Jeanette pulls out the post-mortem report and reads:
If there was one murderer, they were physically strong or acting under the influence of adrenalin, and they are also skilled enough to be able to use both hands simultaneously.
Madeleine Silfverberg, Jeanette thinks, but was she strong enough, and why would she attack Fredrika Grünewald?
The woman was probably suffocated by having dog excrement pushed down her throat.
Her mouth and the airways in her nose, as well as between her throat and ears, contain not only excrement, but also traces of vomited shrimp and white wine.
There might have been two perpetrators, which perhaps seems more likely. One strangles the victim and the other holds her head still and feeds her excrement.
Two people?
Jeanette Kihlberg leafs through the witness statements she’s been sent. The interviews with the people in the cavern beneath St Johannes Church hadn’t been particularly easy to conduct. There weren’t many who wanted to talk, and – out of those who were willing – most had to be regarded as less than credible because of drug and alcohol abuse or mental illness.
The only thing Jeanette thinks is worth following up is the fact that several witnesses claimed to have seen a man named Börje come down into the cavern with an unknown woman. There was an alert out for Börje, but there were no results yet.
As far as the woman was concerned, the witnesses were very vague. One said she was wearing some sort of covering over her head, while others mentioned both fair and dark hair. According to the combined statements, her age was somewhere between twenty and forty-five, and the same variation applied to height and build.
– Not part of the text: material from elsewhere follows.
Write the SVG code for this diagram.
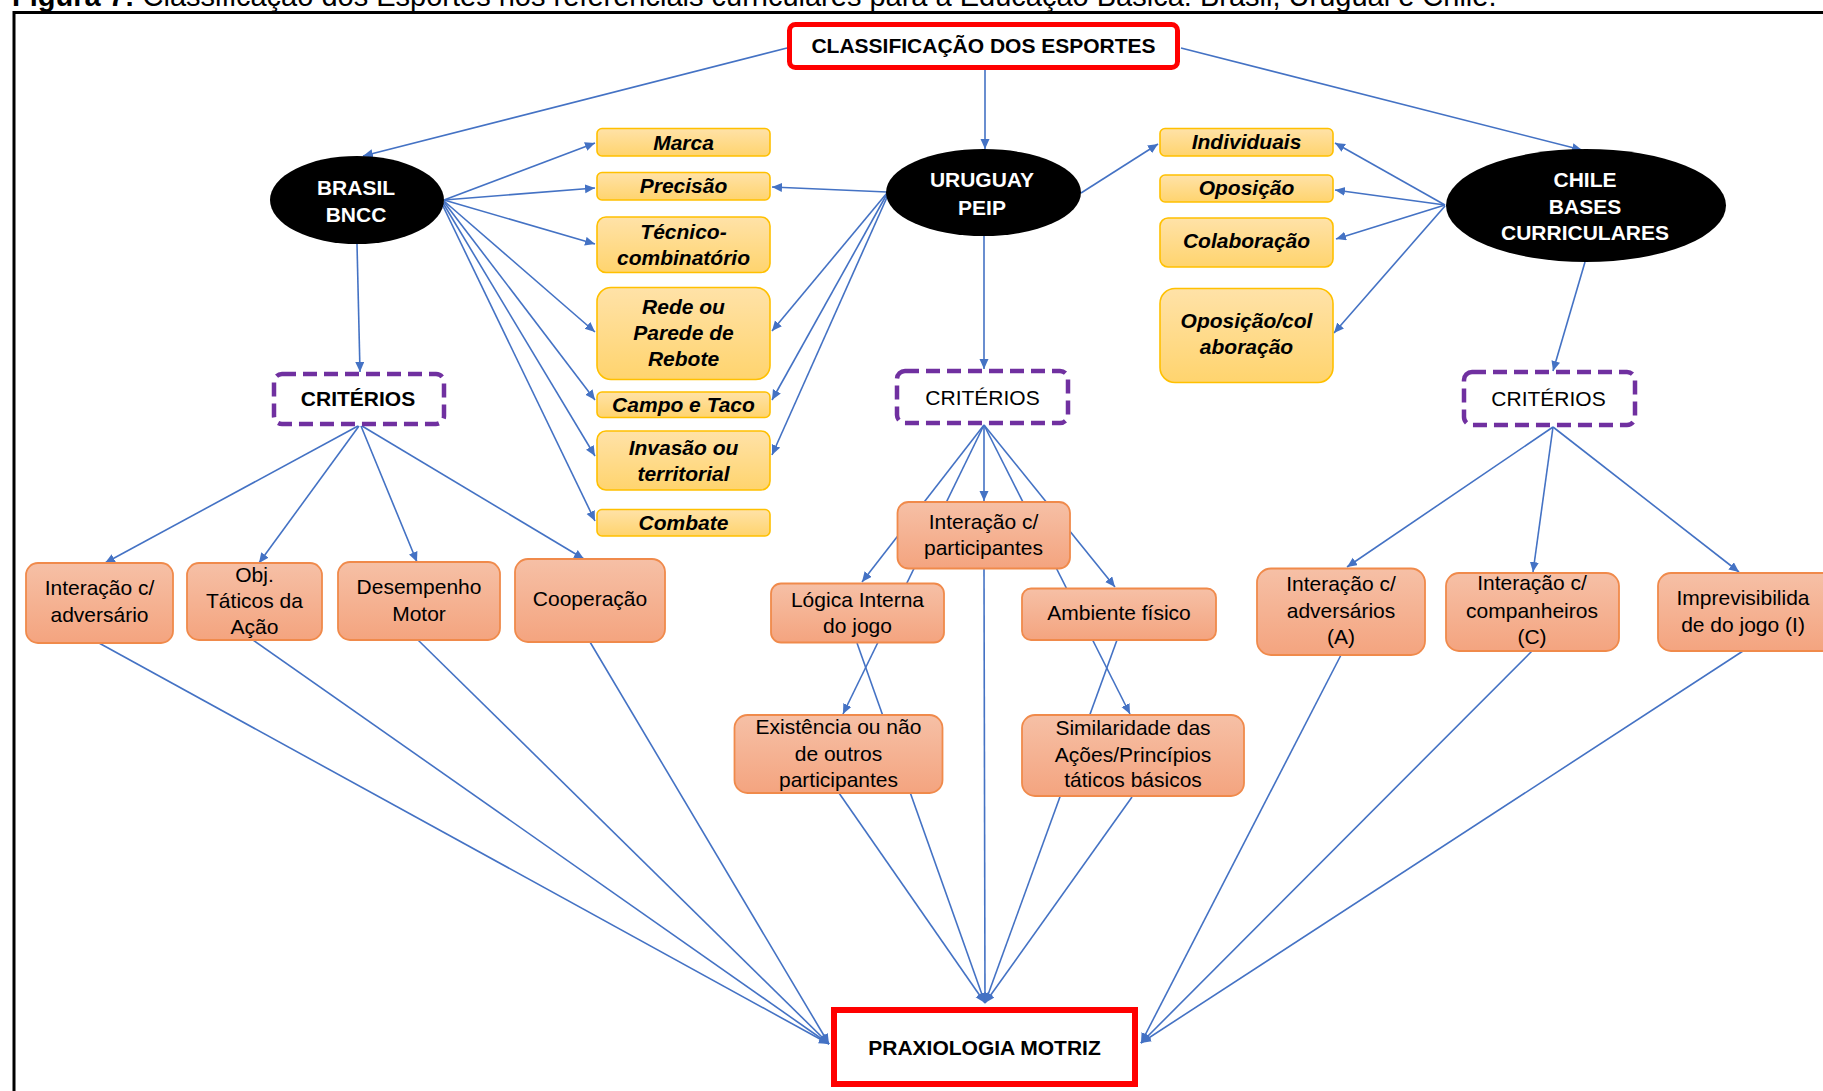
<svg xmlns="http://www.w3.org/2000/svg" width="1823" height="1091" viewBox="0 0 1823 1091">
<defs>
<style>
.t{font-family:"Liberation Sans",Arial,sans-serif;font-size:21px;text-anchor:middle;fill:#000}
.b{font-weight:bold}
.bi{font-weight:bold;font-style:italic}
.w{fill:#fff}
.c line{stroke:#4472C4;stroke-width:1.6;marker-end:url(#ah)}
.y{fill:url(#gy);stroke:#FFC000;stroke-width:1.6}
.o{fill:url(#go);stroke:#F08A4B;stroke-width:1.8}
.k{fill:#fff;stroke:#7030A0;stroke-width:4.5;stroke-dasharray:14 7}
.r{fill:#fff;stroke:#FF0000}
</style>
<linearGradient id="gy" x1="0" y1="0" x2="0" y2="1"><stop offset="0" stop-color="#FFE2A8"/><stop offset="1" stop-color="#FFD46E"/></linearGradient>
<linearGradient id="go" x1="0" y1="0" x2="0" y2="1"><stop offset="0" stop-color="#F6C0A6"/><stop offset="1" stop-color="#F4A47F"/></linearGradient>
<marker id="ah" markerUnits="userSpaceOnUse" markerWidth="11" markerHeight="10" refX="10" refY="4.5" orient="auto"><path d="M0,0 L10,4.5 L0,9 z" fill="#4472C4"/></marker>
</defs>
<rect width="1823" height="1091" fill="#fff"/>
<text x="12" y="6" style="font-family:'Liberation Sans',Arial,sans-serif;font-size:29px"><tspan font-weight="bold">Figura 7:</tspan> Classificação dos Esportes nos referenciais curriculares para a Educação Básica: Brasil, Uruguai e Chile.</text>
<line x1="14" y1="12.5" x2="1823" y2="12.5" stroke="#000" stroke-width="3"/>
<line x1="14" y1="11" x2="14" y2="1091" stroke="#000" stroke-width="3"/>

<g id="connectors" class="c">
<line x1="787" y1="48" x2="363" y2="156"/>
<line x1="985" y1="70" x2="985" y2="149"/>
<line x1="1181" y1="48" x2="1582" y2="150"/>
<line x1="444" y1="200" x2="595" y2="143"/>
<line x1="444" y1="200" x2="595" y2="188"/>
<line x1="444" y1="200" x2="595" y2="244"/>
<line x1="444" y1="201" x2="595" y2="332"/>
<line x1="444" y1="202" x2="595" y2="400"/>
<line x1="443" y1="203" x2="595" y2="456"/>
<line x1="442" y1="204" x2="595" y2="521"/>
<line x1="887" y1="192" x2="772" y2="187"/>
<line x1="887" y1="193" x2="772" y2="331"/>
<line x1="887" y1="194" x2="772" y2="400"/>
<line x1="888" y1="195" x2="772" y2="455"/>
<line x1="1081" y1="193" x2="1158" y2="144"/>
<line x1="1445" y1="205" x2="1335" y2="143"/>
<line x1="1445" y1="205" x2="1335" y2="190"/>
<line x1="1445" y1="205" x2="1336" y2="239"/>
<line x1="1445" y1="206" x2="1334" y2="333"/>
<line x1="357" y1="244" x2="360" y2="372"/>
<line x1="984" y1="236" x2="984" y2="369"/>
<line x1="1585" y1="262" x2="1553" y2="371"/>
<line x1="358" y1="426" x2="105" y2="563"/>
<line x1="359" y1="426" x2="259" y2="563"/>
<line x1="361" y1="426" x2="417" y2="562"/>
<line x1="362" y1="426" x2="584" y2="559"/>
<line x1="984" y1="425" x2="984" y2="501"/>
<line x1="984" y1="425" x2="862" y2="582"/>
<line x1="984" y1="425" x2="843" y2="714"/>
<line x1="984" y1="425" x2="1115" y2="587"/>
<line x1="984" y1="425" x2="1130" y2="714"/>
<line x1="1553" y1="427" x2="1347" y2="567"/>
<line x1="1553" y1="427" x2="1533" y2="572"/>
<line x1="1553" y1="427" x2="1739" y2="572"/>
<line x1="99" y1="643" x2="829" y2="1044"/>
<line x1="253" y1="640" x2="829" y2="1044"/>
<line x1="418" y1="640" x2="829" y2="1044"/>
<line x1="590" y1="642" x2="829" y2="1044"/>
<line x1="984" y1="568" x2="985" y2="1003"/>
<line x1="857" y1="643" x2="985" y2="1003"/>
<line x1="839" y1="793" x2="985" y2="1003"/>
<line x1="1117" y1="640" x2="985" y2="1003"/>
<line x1="1132" y1="797" x2="985" y2="1003"/>
<line x1="1341" y1="655" x2="1141" y2="1043"/>
<line x1="1532" y1="651" x2="1141" y2="1043"/>
<line x1="1743" y1="651" x2="1141" y2="1043"/>
</g>

<g id="n-classificacao"><rect x="789.5" y="24.5" width="388" height="43" rx="6" class="r" stroke-width="5"/><text x="983.5" y="53" class="t b">CLASSIFICAÇÃO DOS ESPORTES</text></g>

<g id="n-brasil"><ellipse cx="357" cy="200" rx="87" ry="44" fill="#000"/><text class="t b w"><tspan x="356" y="195">BRASIL</tspan><tspan x="356" y="222">BNCC</tspan></text></g>
<g id="n-uruguay"><ellipse cx="983.5" cy="192.5" rx="97.5" ry="43.5" fill="#000"/><text class="t b w"><tspan x="982" y="187">URUGUAY</tspan><tspan x="982" y="215">PEIP</tspan></text></g>
<g id="n-chile"><ellipse cx="1586" cy="205.5" rx="140" ry="56.5" fill="#000"/><text class="t b w"><tspan x="1585" y="187">CHILE</tspan><tspan x="1585" y="214">BASES</tspan><tspan x="1585" y="240">CURRICULARES</tspan></text></g>

<g id="n-marca"><rect x="597" y="128.5" width="173" height="27.5" rx="5" class="y"/><text x="683.5" y="149.5" class="t bi">Marca</text></g>
<g id="n-precisao"><rect x="597" y="172.5" width="173" height="27.5" rx="5" class="y"/><text x="683.5" y="193" class="t bi">Precisão</text></g>
<g id="n-tecnico"><rect x="597" y="217" width="173" height="55.5" rx="9" class="y"/><text class="t bi"><tspan x="683.5" y="238.5">Técnico-</tspan><tspan x="683.5" y="264.5">combinatório</tspan></text></g>
<g id="n-rede"><rect x="597" y="287.5" width="173" height="92" rx="14" class="y"/><text class="t bi"><tspan x="683.5" y="313.5">Rede ou</tspan><tspan x="683.5" y="340">Parede de</tspan><tspan x="683.5" y="366">Rebote</tspan></text></g>
<g id="n-campo"><rect x="597" y="392" width="173" height="25.5" rx="5" class="y"/><text x="683.5" y="412" class="t bi">Campo e Taco</text></g>
<g id="n-invasao"><rect x="597" y="431" width="173" height="59" rx="9" class="y"/><text class="t bi"><tspan x="683.5" y="454.5">Invasão ou</tspan><tspan x="683.5" y="481">territorial</tspan></text></g>
<g id="n-combate"><rect x="597" y="509.5" width="173" height="26.5" rx="5" class="y"/><text x="683.5" y="530" class="t bi">Combate</text></g>

<g id="n-individuais"><rect x="1160" y="128.5" width="173" height="27.5" rx="5" class="y"/><text x="1246.5" y="148.5" class="t bi">Individuais</text></g>
<g id="n-oposicao"><rect x="1160" y="175" width="173" height="27" rx="5" class="y"/><text x="1246.5" y="194.5" class="t bi">Oposição</text></g>
<g id="n-colaboracao"><rect x="1160" y="218" width="173" height="49" rx="8" class="y"/><text x="1246.5" y="248" class="t bi">Colaboração</text></g>
<g id="n-opcol"><rect x="1160" y="288.5" width="173" height="94" rx="15" class="y"/><text class="t bi"><tspan x="1246.5" y="327.5">Oposição/col</tspan><tspan x="1246.5" y="353.5">aboração</tspan></text></g>

<g id="n-crit-br"><rect x="274" y="374" width="170" height="50" rx="8" class="k"/><text x="358" y="406" class="t b">CRITÉRIOS</text></g>
<g id="n-crit-uy"><rect x="897" y="371" width="171" height="52" rx="8" class="k"/><text x="982.5" y="405" class="t">CRITÉRIOS</text></g>
<g id="n-crit-cl"><rect x="1464" y="372" width="171" height="53" rx="8" class="k"/><text x="1548.5" y="406" class="t">CRITÉRIOS</text></g>

<g id="n-br-interacao"><rect x="26" y="563" width="147" height="80" rx="12" class="o"/><text class="t"><tspan x="99.5" y="595">Interação c/</tspan><tspan x="99.5" y="622">adversário</tspan></text></g>
<g id="n-br-obj"><rect x="187" y="563" width="135" height="77" rx="12" class="o"/><text class="t"><tspan x="254.5" y="582">Obj.</tspan><tspan x="254.5" y="608">Táticos da</tspan><tspan x="254.5" y="634">Ação</tspan></text></g>
<g id="n-br-desempenho"><rect x="338" y="562" width="162" height="78" rx="12" class="o"/><text class="t"><tspan x="419" y="594">Desempenho</tspan><tspan x="419" y="621">Motor</tspan></text></g>
<g id="n-br-cooperacao"><rect x="515" y="559" width="150" height="83" rx="13" class="o"/><text x="590" y="606" class="t">Cooperação</text></g>

<g id="n-uy-interacao"><rect x="897.5" y="502" width="172.5" height="66.5" rx="11" class="o"/><text class="t"><tspan x="983.5" y="529">Interação c/</tspan><tspan x="983.5" y="555">participantes</tspan></text></g>
<g id="n-uy-logica"><rect x="771" y="583.5" width="173" height="59" rx="10" class="o"/><text class="t"><tspan x="857.5" y="607">Lógica Interna</tspan><tspan x="857.5" y="633">do jogo</tspan></text></g>
<g id="n-uy-ambiente"><rect x="1022" y="588.5" width="194" height="51.5" rx="9" class="o"/><text x="1119" y="620" class="t">Ambiente físico</text></g>
<g id="n-uy-existencia"><rect x="734.5" y="715" width="208" height="78" rx="13" class="o"/><text class="t"><tspan x="838.5" y="734">Existência ou não</tspan><tspan x="838.5" y="760.5">de outros</tspan><tspan x="838.5" y="786.5">participantes</tspan></text></g>
<g id="n-uy-similaridade"><rect x="1022" y="715" width="222" height="81" rx="13" class="o"/><text class="t"><tspan x="1133" y="735">Similaridade das</tspan><tspan x="1133" y="761.5">Ações/Princípios</tspan><tspan x="1133" y="787">táticos básicos</tspan></text></g>

<g id="n-cl-adversarios"><rect x="1257" y="568.5" width="168" height="86.5" rx="14" class="o"/><text class="t"><tspan x="1341" y="591">Interação c/</tspan><tspan x="1341" y="617.5">adversários</tspan><tspan x="1341" y="644">(A)</tspan></text></g>
<g id="n-cl-companheiros"><rect x="1446" y="573" width="173" height="78" rx="13" class="o"/><text class="t"><tspan x="1532" y="590">Interação c/</tspan><tspan x="1532" y="617.5">companheiros</tspan><tspan x="1532" y="644">(C)</tspan></text></g>
<g id="n-cl-imprev"><rect x="1658" y="573" width="180" height="78" rx="13" class="o"/><text class="t"><tspan x="1743" y="605">Imprevisibilida</tspan><tspan x="1743" y="632">de do jogo (I)</tspan></text></g>

<g id="n-praxiologia"><rect x="834" y="1010" width="301" height="74" class="r" stroke-width="6"/><text x="984.5" y="1055" class="t b">PRAXIOLOGIA MOTRIZ</text></g>
</svg>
A woman? Jeanette thinks. That seems unlikely. She’s never come across a woman who carried out this sort of premeditated, brutal murder before.
Two killers? A woman with a man helping her?
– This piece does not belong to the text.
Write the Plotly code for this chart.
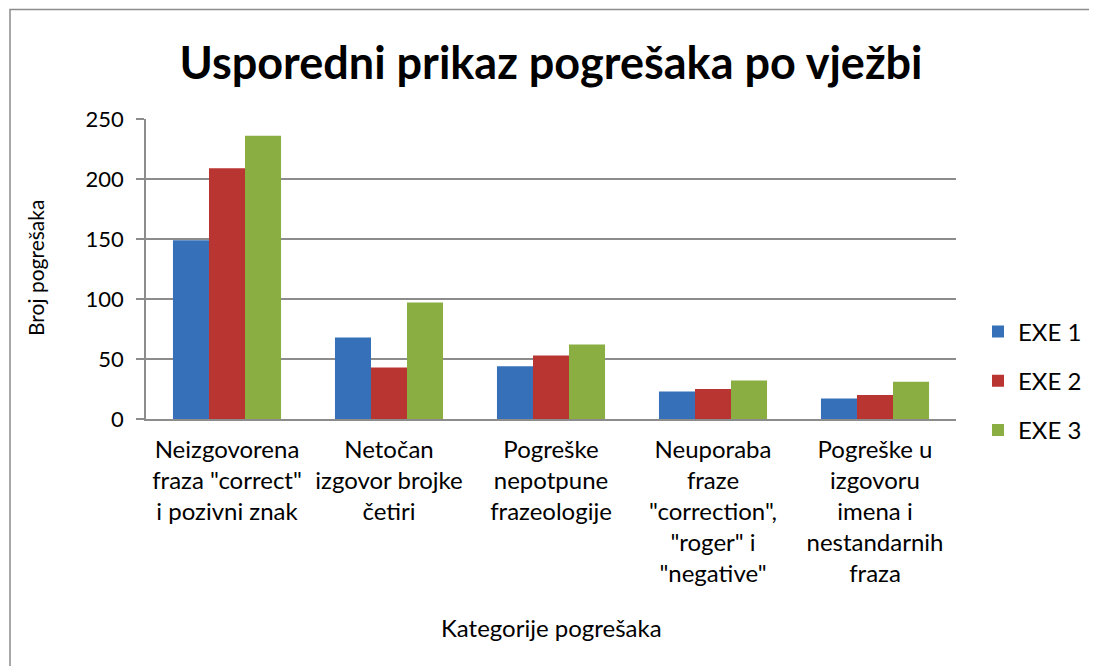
import plotly.graph_objects as go

categories = [
    "Neizgovorena<br>fraza \"correct\"<br>i pozivni znak",
    "Netočan<br>izgovor brojke<br>četiri",
    "Pogreške<br>nepotpune<br>frazeologije",
    "Neuporaba<br>fraze<br>\"correction\",<br>\"roger\" i<br>\"negative\"",
    "Pogreške u<br>izgovoru<br>imena i<br>nestandarnih<br>fraza",
]
exe1 = [149, 68, 44, 23, 17]
exe2 = [209, 43, 53, 25, 20]
exe3 = [236, 97, 62, 32, 31]
series_names = ["EXE 1", "EXE 2", "EXE 3"]
colors = ["#3570B8", "#B93532", "#8AAE41"]

FONT = "Lato"
W, H = 1097, 666
OFF = 8  # page body margin
# target plot area in screenshot pixels
L, R, T, B = 146, 956, 119, 419
l, t = L - OFF, T - OFF
pw, ph = R - L, B - T

def px(x):
    return (x - L) / pw
def py(y):
    return (B - y) / ph

fig = go.Figure()
for name, vals, c in zip(series_names, [exe1, exe2, exe3], colors):
    fig.add_trace(go.Bar(
        x=categories, y=vals, name=name, legendgroup=name,
        marker=dict(color=c, line=dict(width=0)),
    ))

fig.update_layout(
    width=W, height=H,
    margin=dict(l=l, r=W - l - pw, t=t, b=H - t - ph, pad=0),
    paper_bgcolor="white", plot_bgcolor="white",
    font=dict(family=FONT, size=24, color="#000000"),
    barmode="group", bargap=0.333, bargroupgap=0,
    title=dict(text="<b>Usporedni prikaz pogrešaka po vježbi</b>",
               x=0.5, xanchor="center", xref="paper",
               y=1 - (63 - OFF) / H, yanchor="middle",
               font=dict(family=FONT, size=45, color="#000000")),
    showlegend=True,
    legend=dict(x=px(978), xanchor="left", y=py(381), yanchor="middle",
                font=dict(family=FONT, size=24), tracegroupgap=15,
                itemwidth=30, bgcolor="rgba(0,0,0,0)"),
    xaxis=dict(
        showgrid=False, showline=True, linecolor="#8C8C8C", linewidth=1.5,
        ticks="", tickfont=dict(family=FONT, size=24),
        ticklabelstandoff=8,
    ),
    yaxis=dict(
        range=[0, 250], dtick=50, tick0=0,
        showgrid=True, gridcolor="#8C8C8C", gridwidth=1.5,
        showline=True, linecolor="#8C8C8C", linewidth=1.5,
        zeroline=False,
        ticks="outside", ticklen=8, tickcolor="#8C8C8C", tickwidth=1.5,
        tickfont=dict(family=FONT, size=22), ticklabelstandoff=8,
    ),
    annotations=[
        dict(text="Kategorije pogrešaka", xref="paper", yref="paper",
             x=0.5, y=py(627), xanchor="center", yanchor="middle",
             showarrow=False, font=dict(family=FONT, size=24)),
        dict(text="Broj pogrešaka", xref="paper", yref="paper",
             x=px(35), y=py(268), xanchor="center", yanchor="middle",
             textangle=-90, showarrow=False, font=dict(family=FONT, size=21)),
    ],
    shapes=[dict(type="rect", xref="paper", yref="paper",
                 x0=px(10), x1=px(1110), y0=py(680), y1=py(9.5),
                 line=dict(color="#8C8C8C", width=1.5), fillcolor="rgba(0,0,0,0)",
                 layer="below")],
)

fig.write_html("out.html")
Jeanette regards that as a much better explanation. But she’s convinced that this Börje wasn’t involved. He has been a well-known resident of the crypt for several years, and isn’t a violent man, according to the witnesses.
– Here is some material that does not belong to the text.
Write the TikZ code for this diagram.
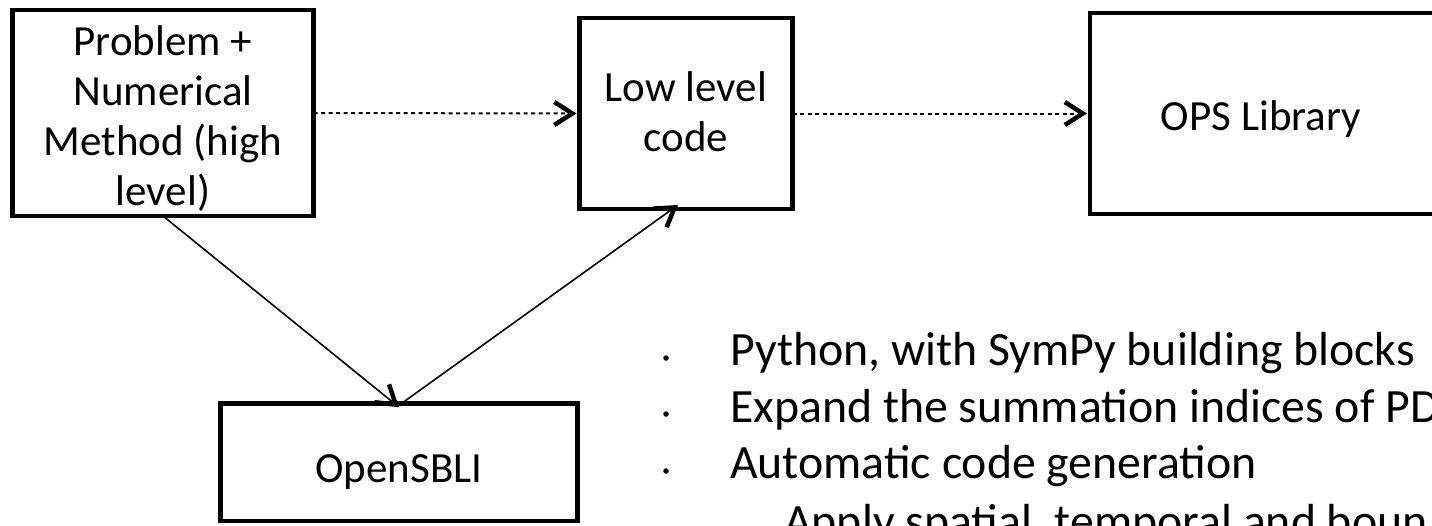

As Jeanette walks along the corridor to Hurtig’s office she asks herself a rhetorical question.
Are we dealing with the same murderer as in the case of the dismembered financier, Silfverberg?
Not impossible, she concludes, and goes in without knocking.
Hurtig is standing by the window, looking thoughtful. He turns round, walks behind the desk and sits down heavily in his chair.
‘I forgot to say thanks for your help with that game,’ she says, smiling at him. ‘Johan’s delighted.’
They look at each other in silence.
‘What did Denmark have to say?’ she finally asks. ‘About Madeleine Silfverberg, I mean.’
‘My Danish isn’t great.’ He smiles. ‘I spoke to a doctor at the treatment home she was placed in, and throughout all the years she was being treated she maintained that P-O Silfverberg had sexually assaulted her. She also claimed there were other men involved, and that it all happened with her mother Charlotte’s blessing.’
‘But no one believed her?’
‘No, she was thought to be psychotic and severely delusional, and was under heavy medication.’
‘Is she still there?’
‘No, she was discharged two years ago and, according to their records, moved to France.’ He looks through his papers. ‘To a place called Blaron. I’ve put Schwarz and Åhlund on it, but I think we can forget her.’
‘Maybe, but I still think we ought to check her out.’
‘Especially if she’s ambidextrous.’
‘Yes, what was all that about? Why haven’t you ever mentioned it before?’
Hurtig grins. ‘I was born left-handed, and I was the only one in the school. The other kids teased me and said I was handicapped. So I learned to use my right hand instead, and as a result I can use both.’
Jeanette thinks about all the unguarded things she’s ever said, unaware of what consequences they may have had. She nods. ‘But, to go back to Madeleine Silfverberg, did you ask the doctor if he thought she could be violent?’
‘Of course, but he said the only person she ever harmed at the hospital was herself.’
‘Yes, they usually do that.’ Jeanette sighs, thinking of Ulrika Wendin and Linnea Lundström.
‘God, I’m starting to get sick of all the fucking shit we have to dig through.’